WASHINGTON -- President Obama was right Sunday when he said he was likely the first U.S. president ever to make public mention of Area 51 - the off-limits military base near Groom Lake, Nev., at which top secret and sometimes mysterious and suspicious activities are carried out. 


The president made the unusual reference in his remarks Sunday at a reception saluting the five performers bestowed this year's Kennedy Center Honors. The mention of Area 51 came in Mr. Obama's tribute to actress Shirley MacLaine, known for her interest in reincarnation and other occult matters. He joked that when he became president, "one of the questions that people ask you is, what's really going on in Area 51?" 
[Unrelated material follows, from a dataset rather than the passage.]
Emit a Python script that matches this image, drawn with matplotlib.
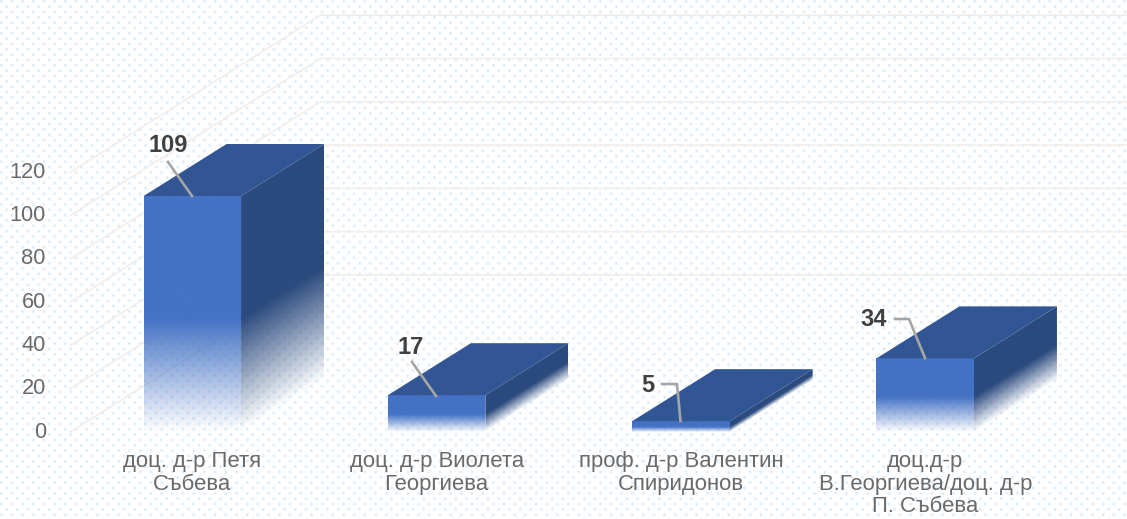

"When I wanted to know, I'd call Shirley MacLaine, " he kidded. "I think I just became the first President to ever publicly mention Area 51.  How's that, Shirley?" asked the president facetiously. 

First ever president? Could that be? 

I searched my records along with those of the American Presidency Project database of presidential speeches and turned up no prior spoken references to Area 51. However, on 10 occasions between 1996 and 2004, then-Presidents Bill Clinton and George W. Bush issued written statements making reference to "the United States Air Force's operating location near Groom Lake, Nevada," which has always been taken to be a veiled reference to Area 51. 
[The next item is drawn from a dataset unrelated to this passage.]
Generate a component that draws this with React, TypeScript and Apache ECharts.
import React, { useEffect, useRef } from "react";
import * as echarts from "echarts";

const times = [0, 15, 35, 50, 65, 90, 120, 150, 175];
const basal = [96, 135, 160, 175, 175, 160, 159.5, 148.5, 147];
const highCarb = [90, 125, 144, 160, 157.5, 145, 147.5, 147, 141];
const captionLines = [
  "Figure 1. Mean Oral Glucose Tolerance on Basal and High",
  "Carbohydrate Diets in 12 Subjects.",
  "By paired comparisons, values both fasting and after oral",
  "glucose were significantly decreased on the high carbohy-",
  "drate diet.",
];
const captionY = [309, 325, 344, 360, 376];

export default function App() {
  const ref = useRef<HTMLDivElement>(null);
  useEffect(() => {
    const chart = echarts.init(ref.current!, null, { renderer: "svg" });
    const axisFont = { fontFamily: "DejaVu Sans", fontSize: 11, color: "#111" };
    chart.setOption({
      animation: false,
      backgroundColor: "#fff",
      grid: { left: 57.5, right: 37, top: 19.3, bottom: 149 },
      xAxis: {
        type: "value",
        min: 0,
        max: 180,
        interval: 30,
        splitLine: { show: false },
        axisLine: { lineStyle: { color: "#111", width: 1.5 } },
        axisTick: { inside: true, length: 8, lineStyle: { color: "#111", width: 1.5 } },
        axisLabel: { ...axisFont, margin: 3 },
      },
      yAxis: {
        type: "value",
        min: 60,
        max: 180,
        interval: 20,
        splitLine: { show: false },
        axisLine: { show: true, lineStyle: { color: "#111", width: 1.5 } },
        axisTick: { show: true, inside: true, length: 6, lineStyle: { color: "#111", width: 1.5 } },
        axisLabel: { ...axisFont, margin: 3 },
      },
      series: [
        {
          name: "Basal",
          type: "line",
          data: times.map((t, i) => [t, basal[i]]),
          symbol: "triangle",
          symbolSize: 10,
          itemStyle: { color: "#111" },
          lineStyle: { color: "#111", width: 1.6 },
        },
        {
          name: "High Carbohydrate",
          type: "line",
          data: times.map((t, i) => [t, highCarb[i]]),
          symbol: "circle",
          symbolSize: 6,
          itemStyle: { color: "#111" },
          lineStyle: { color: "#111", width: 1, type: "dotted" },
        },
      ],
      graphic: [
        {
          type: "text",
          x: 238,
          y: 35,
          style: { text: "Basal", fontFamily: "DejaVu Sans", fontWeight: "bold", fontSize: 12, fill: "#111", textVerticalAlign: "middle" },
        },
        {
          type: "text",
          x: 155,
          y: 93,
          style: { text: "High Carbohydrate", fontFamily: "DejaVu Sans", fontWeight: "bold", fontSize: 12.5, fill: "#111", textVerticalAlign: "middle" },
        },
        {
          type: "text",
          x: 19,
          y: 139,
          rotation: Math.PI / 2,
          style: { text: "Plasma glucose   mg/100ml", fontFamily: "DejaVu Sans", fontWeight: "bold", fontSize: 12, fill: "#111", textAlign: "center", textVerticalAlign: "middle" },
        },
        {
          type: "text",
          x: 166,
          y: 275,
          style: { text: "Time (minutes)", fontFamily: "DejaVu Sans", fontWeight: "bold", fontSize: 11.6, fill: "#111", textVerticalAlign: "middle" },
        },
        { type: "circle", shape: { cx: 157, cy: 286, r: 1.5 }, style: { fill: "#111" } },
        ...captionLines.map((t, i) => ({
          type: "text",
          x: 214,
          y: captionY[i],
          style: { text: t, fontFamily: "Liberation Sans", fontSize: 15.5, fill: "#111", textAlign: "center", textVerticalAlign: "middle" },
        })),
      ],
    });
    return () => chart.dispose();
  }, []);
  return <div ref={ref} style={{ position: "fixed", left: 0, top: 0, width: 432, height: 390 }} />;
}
In 1996, 1998, 1999 and 2000, Mr. Clinton notified Congress in writing of a presidential determination that exempted the Groom Lake installation from "any Federal, State, interstate, or local hazardous or solid waste laws that might require the disclosure of classified information concerning that operating location to unauthorized persons." 
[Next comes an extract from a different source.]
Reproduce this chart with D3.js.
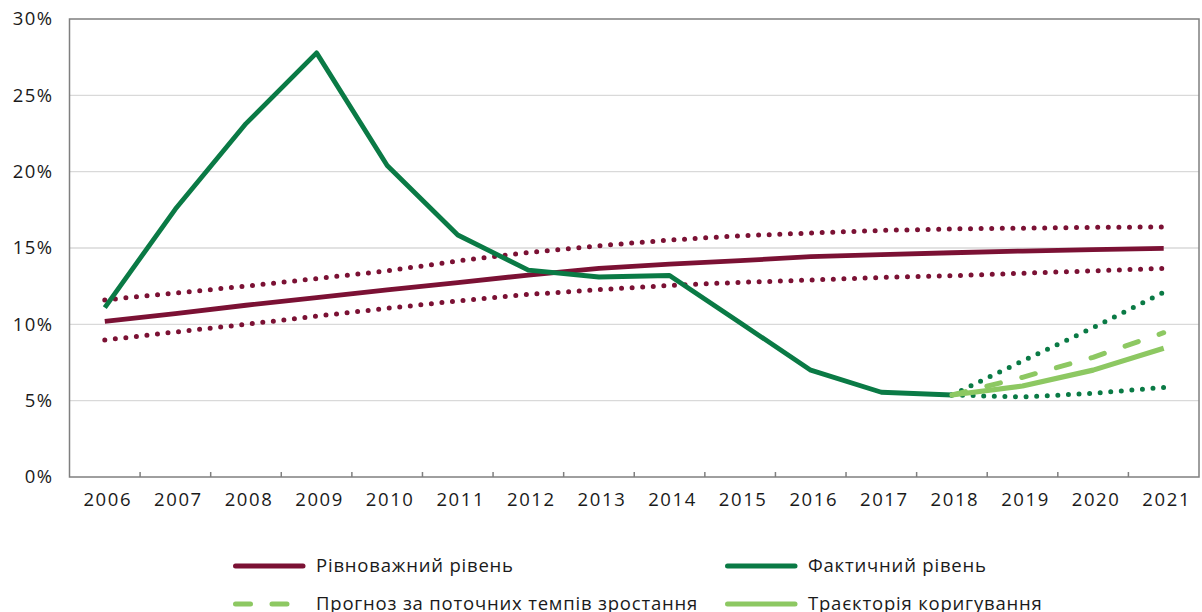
<!DOCTYPE html>
<html>
<head>
<meta charset="utf-8">
<script src="https://cdn.jsdelivr.net/npm/d3@7"></script>
<style>
  html, body { margin: 0; padding: 0; background: #fff; }
  svg { display: block; }
  text { font-family: "Open Sans", Lato, sans-serif; fill: #1a1a1a; }
</style>
</head>
<body>
<svg id="chart" width="1202" height="612"></svg>
<script>
// Years on the horizontal axis
const years = ["2006","2007","2008","2009","2010","2011","2012","2013","2014","2015","2016","2017","2018","2019","2020","2021"];
const forecastYears = ["2018","2019","2020","2021"];

// Equilibrium level and its band, %
const equilibrium = [10.2, 10.7, 11.25, 11.75, 12.25, 12.73, 13.23, 13.67, 13.95, 14.17, 14.43, 14.56, 14.69, 14.8, 14.9, 14.97];
const equilibriumUpper = [11.6, 12.05, 12.5, 13.0, 13.5, 14.15, 14.7, 15.15, 15.52, 15.8, 15.98, 16.15, 16.25, 16.3, 16.35, 16.38];
const equilibriumLower = [8.97, 9.5, 10.0, 10.54, 11.05, 11.53, 11.96, 12.27, 12.55, 12.75, 12.9, 13.07, 13.18, 13.35, 13.5, 13.67];

// Actual level, 2006–2018, %
const actual = [11.1, 17.55, 23.15, 27.78, 20.4, 15.85, 13.55, 13.1, 13.2, 10.1, 7.0, 5.55, 5.37];

// Forecasts from 2018, %
const forecastCurrentPace = [5.37, 6.53, 7.84, 9.45];
const correctionPath = [5.37, 5.96, 7.0, 8.43];
const forecastUpper = [5.37, 7.6, 9.78, 12.1];
const forecastLower = [5.37, 5.24, 5.48, 5.87];

const yTicks = [0, 5, 10, 15, 20, 25, 30];

const legendItems = [
  { label: "Рівноважний рівень", kind: "maroon" },
  { label: "Фактичний рівень", kind: "green" },
  { label: "Прогноз за поточних темпів зростання", kind: "dashed" },
  { label: "Траєкторія коригування", kind: "light" }
];

const colors = { maroon: "#7B1134", green: "#0A7A45", light: "#8DC862", axis: "#7f7f7f", grid: "#d9d9d9" };
const fontSize = 18.5;

const svg = d3.select("#chart");
const plot = { left: 69.5, right: 1199, top: 19, bottom: 477 };

const x = d3.scaleBand().domain(years).range([plot.left, plot.right]).padding(0);
const cx = d => x(d) + x.bandwidth() / 2;
const y = d3.scaleLinear().domain([0, 30]).range([plot.bottom, plot.top]);

// gridlines
svg.append("g")
  .selectAll("line")
  .data(yTicks.filter(t => t > 0 && t < 30))
  .join("line")
  .attr("x1", plot.left).attr("x2", plot.right)
  .attr("y1", d => y(d)).attr("y2", d => y(d))
  .attr("stroke", colors.grid).attr("stroke-width", 1.3);

// frame
svg.append("rect")
  .attr("x", plot.left).attr("y", plot.top)
  .attr("width", plot.right - plot.left).attr("height", plot.bottom - plot.top)
  .attr("fill", "none").attr("stroke", colors.axis).attr("stroke-width", 1.5);

// y axis labels
const yAxis = d3.axisLeft(y).tickValues(yTicks).tickSize(0).tickPadding(16).tickFormat(d => d + "%");
svg.append("g").attr("transform", `translate(${plot.left},0)`).call(yAxis)
  .call(g => g.select(".domain").remove())
  .selectAll("text")
  .attr("font-size", fontSize)
  .attr("letter-spacing", 1.4)
  .style("font-family", "'Open Sans', sans-serif")
  .attr("fill", "#1a1a1a");

// x axis: tick marks at category boundaries pointing inward
svg.append("g").attr("transform", `translate(0,${plot.bottom})`)
  .selectAll("line")
  .data(years.slice(1))
  .join("line")
  .attr("x1", d => x(d)).attr("x2", d => x(d))
  .attr("y1", 0).attr("y2", -5)
  .attr("stroke", colors.axis).attr("stroke-width", 1.5);

const xAxis = d3.axisBottom(x).tickSize(0).tickPadding(16);
svg.append("g").attr("transform", `translate(3,${plot.bottom})`).call(xAxis)
  .call(g => g.select(".domain").remove())
  .selectAll("text")
  .attr("font-size", fontSize)
  .attr("letter-spacing", 1.6)
  .style("font-family", "'Open Sans', sans-serif")
  .attr("fill", "#1a1a1a");

const line = d3.line().x(d => cx(d.year)).y(d => y(d.v));
const pair = (ys, vs) => vs.map((v, i) => ({ year: ys[i], v }));

function drawLine(ys, vs, color, width, dash) {
  const p = svg.append("path")
    .datum(pair(ys, vs))
    .attr("d", line)
    .attr("fill", "none")
    .attr("stroke", color)
    .attr("stroke-width", width)
    .attr("stroke-linejoin", "round")
    .attr("stroke-linecap", dash ? "round" : "butt");
  if (dash) p.attr("stroke-dasharray", dash);
  return p;
}

const dots = "0,10.6";

// equilibrium band and level
drawLine(years, equilibriumUpper, colors.maroon, 5, dots);
drawLine(years, equilibriumLower, colors.maroon, 5, dots);
drawLine(years, equilibrium, colors.maroon, 4.8);

// actual level
drawLine(years.slice(0, actual.length), actual, colors.green, 4.8);

// forecasts
drawLine(forecastYears, forecastUpper, colors.green, 5, dots);
drawLine(forecastYears, forecastLower, colors.green, 5, dots);
drawLine(forecastYears, forecastCurrentPace, colors.light, 5, "14,22");
drawLine(forecastYears, correctionPath, colors.light, 5.2);

// legend
const legendPos = [
  { x: 233, y: 566 }, { x: 725, y: 566 },
  { x: 233, y: 604 }, { x: 725, y: 604 }
];
const lg = svg.append("g").selectAll("g").data(legendItems).join("g")
  .attr("transform", (d, i) => `translate(${legendPos[i].x},${legendPos[i].y})`);

lg.append("line")
  .attr("x1", 2.5).attr("x2", 70).attr("y1", 0).attr("y2", 0)
  .attr("stroke", d => d.kind === "dashed" ? colors.light : colors[d.kind])
  .attr("stroke-width", 5)
  .attr("stroke-linecap", "round")
  .attr("stroke-dasharray", d => d.kind === "dashed" ? "15,21.5" : null);

lg.append("text")
  .attr("x", 83).attr("y", 0).attr("dy", "0.35em")
  .attr("font-size", fontSize)
  .attr("letter-spacing", 0.8)
  .text(d => d.label);
</script>
</body>
</html>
In 2001, 2002, 2003 and 2004, Mr. Bush sent Congress nearly identical notifications. Like Mr. Clinton before him, Mr. Bush included the admonition that "information concerning activities at the operating location near Groom Lake has been properly determined to be classified, and its disclosure would be harmful to national security. Continued protection of this information, he stated, is therefore  in the paramount interest of the United States." In addition, in 2002 and 2003, Mr. Bush also issued official notices of Presidential Determinations that stated it was "in the paramount interest of the United States" that the Groom Lake operating location be exempted from civilian lawsuits filed against it alleging violations of hazardous waste regulations that would require "the disclosure to unauthorized persons of classified information concerning that operating location." 

On one occasion in 1997, a reporter - I think it was me - asked then-White House press secretary Mike McCurry about the presidential exemptions for the Air Force base at Groom Lake. He confirmed what was made public in the presidential messages to Congress and memoranda, but said "beyond that, I can't comment further." And since then, neither "Area 51" nor "Groom Lake" was mentioned by the president or his spokesman in public. At least not until yesterday at the Kennedy Center Honors reception in presidential remarks about Shirley MacLaine.  

Mr. Obama did mention Area 51 - but said not a word about the kind of work that goes on there. It's still highly classified. Maybe Shirley knows.